The problem was that it had occurred in 1969. It hadn’t been mentioned in half a century. It didn’t halt or even slow down the Apollo XI mission. It had never been mentioned as anything more than it was: a pre-Moon-landing mission, a mission that reached the Moon but never landed, never even intended to land. If they saw anything dangerous, anything out of the ordinary, no one said anything. If they saw any reason for Neil Armstrong not to take a giant leap for mankind, either they never reported it, or else no one took it seriously, and indeed the Apollo XI mission went like clockwork.

Finally, Blackstone called in Ed Camden, who had been his primary spokesman for a year.

“Have you heard anything more about it?” he asked, lighting a cigar and offering one to Camden, who passed.

“About what, sir?”

“The Myshko mission, of course.”

Camden shook his head. “I’ve spoken to my former colleagues at NASA and elsewhere, and no one knows anything.
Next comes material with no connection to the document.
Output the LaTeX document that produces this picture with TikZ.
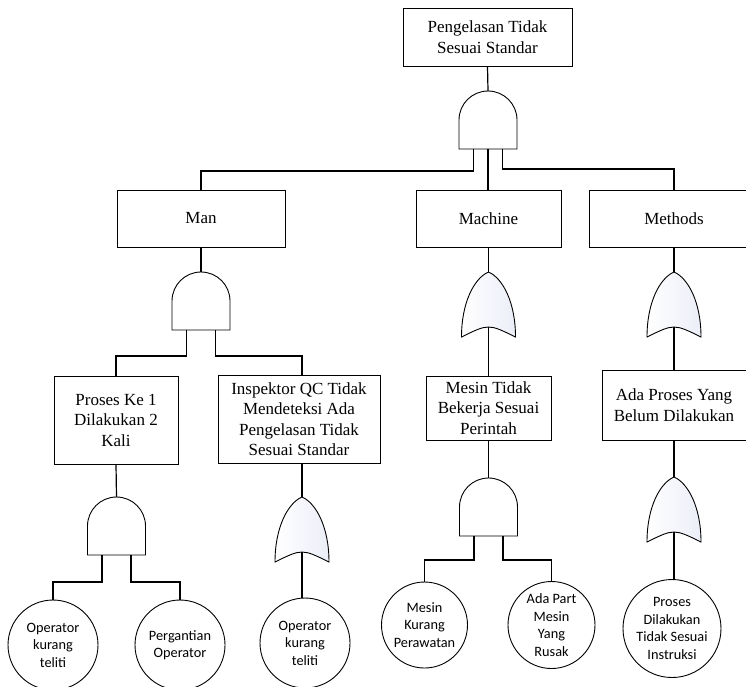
\documentclass[tikz,border=0pt]{standalone}
\usepackage{fontspec}
\setmainfont{Liberation Serif}
\newfontfamily\circfont{Carlito}
\definecolor{gatetint}{RGB}{236,238,248}
\tikzset{
  box/.style={draw, line width=0.9pt, align=center, inner sep=0pt, fill=white,
    font=\fontsize{17}{20.5}\selectfont},
  evt/.style={draw, circle, line width=0.9pt, align=center, inner sep=0pt, fill=white,
    font=\circfont\fontsize{14.3}{17.5}\selectfont},
  wire/.style={line width=1.2pt},
  gateline/.style={line width=0.9pt}
}
\newcommand\AndGate[3]{%
  \begin{scope}[shift={(#2,#3)}]
    \draw[gateline, fill=white] (-29,58) -- (-29,29)
      arc[start angle=180, end angle=360, radius=29pt] -- (29,58) -- cycle;
    \coordinate (#1-t) at (0,0);
    \coordinate (#1-l) at (-14.5,58);
    \coordinate (#1-r) at (14.5,58);
    \coordinate (#1-c) at (0,58);
  \end{scope}}
\newcommand\OrGate[3]{%
  \begin{scope}[shift={(#2,#3)}]
    \draw[gateline, left color=white, right color=gatetint]
      (-27,65) .. controls (-27,30) and (-14,6) .. (0,0)
      .. controls (14,6) and (27,30) .. (27,65)
      .. controls (0,51.7) .. cycle;
    \coordinate (#1-t) at (0,0);
    \coordinate (#1-b) at (0,55);
  \end{scope}}
\begin{document}
\begin{tikzpicture}[x=1pt, y=1pt, yscale=-1]
\useasboundingbox (0,0) rectangle (746,686);
\clip (0,0) rectangle (746,686);

% boxes
\node[box, minimum width=169pt, minimum height=58pt] (top) at (487.5,37) {Pengelasan Tidak\\Sesuai Standar};
\node[box, minimum width=168pt, minimum height=57pt] (man) at (201,218.5) {Man};
\node[box, minimum width=145pt, minimum height=57pt] (machine) at (488.5,218.5) {Machine};
\node[box, minimum width=170pt, minimum height=57pt] (methods) at (674,218.5) {Methods};
\node[box, minimum width=124pt, minimum height=88pt] (proses) at (116,420) {Proses Ke 1\\Dilakukan 2\\Kali};
\node[box, minimum width=162pt, minimum height=88pt] (inspektor) at (299,419) {Inspektor QC Tidak\\Mendeteksi Ada\\Pengelasan Tidak\\Sesuai Standar};
\node[box, minimum width=125pt, minimum height=64pt] (mesin) at (488.5,408) {Mesin Tidak\\Bekerja Sesuai\\Perintah};
\node[box, minimum width=144pt, minimum height=70pt] (ada) at (674,405) {Ada Proses Yang\\Belum Dilakukan};

% basic events
\node[evt, minimum size=90pt] (c1) at (53,645) {Operator\\kurang\\teliti};
\node[evt, minimum size=90pt] (c2) at (180,645) {Pergantian\\Operator};
\node[evt, minimum size=90pt] (c3) at (305,643) {Operator\\kurang\\teliti};
\node[evt, minimum size=86pt] (c4) at (424.5,625) {Mesin\\Kurang\\Perawatan};
\node[evt, minimum size=87pt] (c5) at (551.5,625) {Ada Part\\Mesin\\Yang\\Rusak};
\node[evt, minimum size=98pt] (c6) at (672,628.5) {Proses\\Dilakukan\\Tidak Sesuai\\Instruksi};

% gates
\AndGate{g0}{488}{91}
\AndGate{gman}{201}{272}
\OrGate{gmach}{488.5}{272}
\OrGate{gmeth}{674}{272}
\AndGate{gpro}{116.5}{497}
\OrGate{gins}{302}{497}
\AndGate{gmes}{488.5}{478}
\OrGate{gada}{674}{477}

% connectors
\draw[wire] (top.south) -- (g0-t);
\draw[wire] (g0-l) -- ++(0,22) -| (man.north);
\draw[wire] (g0-c) -- (g0-c |- machine.north);
\draw[wire] (g0-r) -- ++(0,20) -| (methods.north);

\draw[wire] (man.south) -- (gman-t);
\draw[wire] (gman-l) -- ++(0,26) -| (proses.north);
\draw[wire] (gman-r) -- ++(0,26) -| (inspektor.north -| gins-t);

\draw[wire] (machine.south) -- (gmach-t);
\draw[wire] (gmach-b) -- (gmach-b |- mesin.north);
\draw[wire] (methods.south) -- (gmeth-t);
\draw[wire] (gmeth-b) -- (gmeth-b |- ada.north);

\draw[wire] (proses.south) -- (gpro-t);
\draw[wire] (gpro-l) -- ++(0,27) -| (c1.north);
\draw[wire] (gpro-r) -- ++(0,27) -| (c2.north);

\draw[wire] (inspektor.south -| gins-t) -- (gins-t);
\draw[wire] (gins-b) -- (gins-b |- c3.north);

\draw[wire] (mesin.south) -- (gmes-t);
\draw[wire] (gmes-l) -- ++(0,24) -| (c4.north);
\draw[wire] (gmes-r) -- ++(0,24) -| (c5.north);

\draw[wire] (ada.south) -- (gada-t);
\draw[wire] (gada-b) -- (gada-b |- c6.north);
\end{tikzpicture}
\end{document}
Most of them think it’s a totally false lead, that your friends in the Pentagon and the White House are trying to divert you from your purpose.”

“They’re doing a damned good job of it,” admitted Blackstone. “I’ll tell you the truth, Ed. All logic says nothing happened because there sure as hell weren’t any consequences, and we live in a universe of cause and effect. No effect? Then there was probably no cause.”

“Well, there you have it, sir,” said Camden.

“It seems so,” agreed Blackstone. Suddenly he frowned. “But damn it, Ed, nobody in the Pentagon or NASA is subtle enough for this to be a ruse. Their idea of distracting me would be to release a description of a four-armed fifteen-foot-tall green man riding a thoat, or whatever the hell Edgar Rice Burroughs called it.” He paused, took another puff of the cigar, grimaced. “
Something
happened on that Myshko mission, something they don’t want us to know about.” Suddenly he got to his feet, strolled over to the window, and stared up at the sunlit sky, wishing the Moon were visible. “But what the hell could it be that didn’t keep Myshko from returning to Earth, didn’t stop any of the Apollo missions, and yet needs a continuing fifty-year cover-up?” He shook his head. “God, it sounds crazy just describing it!”

“That’s why we haven’t uncovered anything,” said Camden. “It
is
crazy.”

“No,” answered Blackstone adamantly. “I’ve always listened to my gut, and my gut tells me something happened, something they don’t want me to know.”

“You?”
repeated Camden, surprised even after all these years at his boss’s ego.

“All of us,” conceded Blackstone. “Everyone.” He paused and stared off into space, as if at something only he could see. “And I’m going to find out what it is.”

“How? We’ve pulled just about every string we’ve got.”

“Culpepper.”

Camden looked around, frowning.

“It’s a man, not a vegetable,” continued Blackstone.

“Oh? The guy from NASA?”

Blackstone nodded. “Jerry Culpepper. He’s a good man.”

“He’s a loyal man,” said Camden. “He spouts the company line.”

“True.”

“Well, then?”

“He’s also a moral man. Eventually, he won’t be able to spout this nonsense any longer.”

“You know that for a fact?”

“I’m a pretty good judge of character,” answered Blackstone. “I offered him a job.”


My
job?” demanded Camden.

“Something similar.” Blackstone shrugged off the other man’s obvious concern. “I can keep you both busy.”

“When does he start?”

“He turned me down,” said Blackstone. He relit his cigar. “It was too soon. When he can’t stand the pressure any longer, he’ll come over here. Another month, another half year, certainly less than a year. And when he comes, he’ll confirm what we find out or intuit in the meantime.”